Madonna ArelPews in the front half of the big church were being reserved for the thousands of young people who would be attending, so Madonna Arel prayed in the first pew after the break, right on the center aisle. It’s the perfect place to see the altar and to take in both the processional and recessional when dignitaries take part — in the case of the annual pro-life prayer service, that would be five bishops from dioceses around Minnesota.

I went up to talk with her after she’d sat back.

Although this was the 41st year for the Jan. 22 prayer service for life, Madonna told me this was only the fourth year she’d been coming.

“I was working,” she said. “Before I retired I was a corporate switchboard operator for Excel Energy. You wouldn’t believe the calls I took,” she added with a roll of the eyes.

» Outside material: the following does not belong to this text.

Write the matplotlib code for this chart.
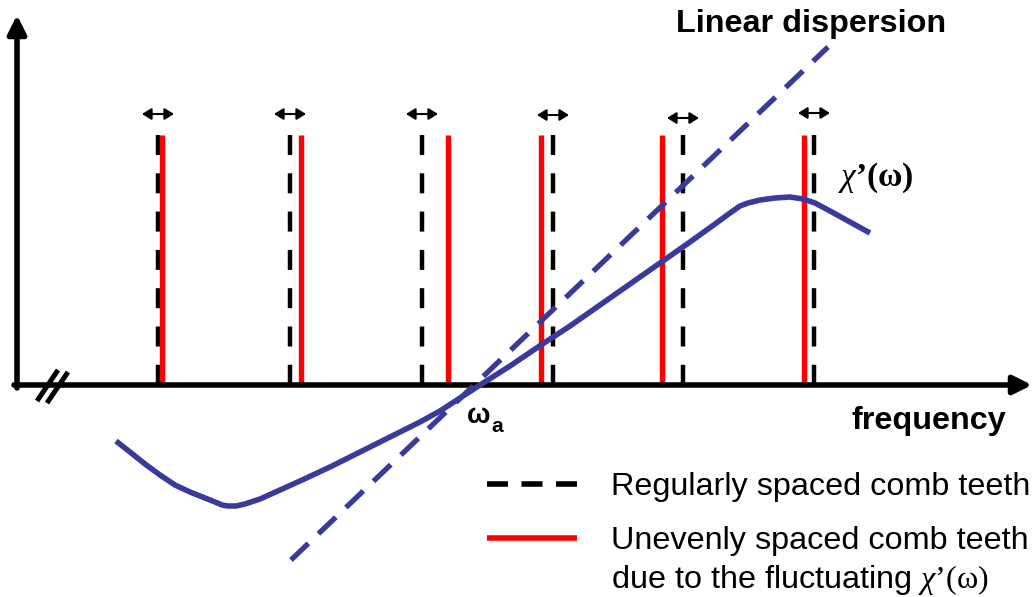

Along with getting good quotes for my story about the prayer service, I got a little bit of an education about what it means to be pro-life. Madonna, you see, doesn’t just say she’s pro-life, she acts on her pro-life stance. It’s nothing big, really. But it’s what she can do.

“Some one asked me to write to women who were on a Rachel’s Vineyard retreat,” she told me, “and I thought, I could do that.”

Rachel’s Vineyard is a ministry of healing for those who have had an abortion.

“I’ve written to three women. I just let them know I’m praying for them,” Madonna said. “I even got to meet one of them. She just said, ‘Thank you for praying for me,’ because going on the retreat is really a healing process.”

She went on, “Life is so important. I don’t know what people go through who had an abortion, but I see the healing and the difference it makes by going on those retreats.”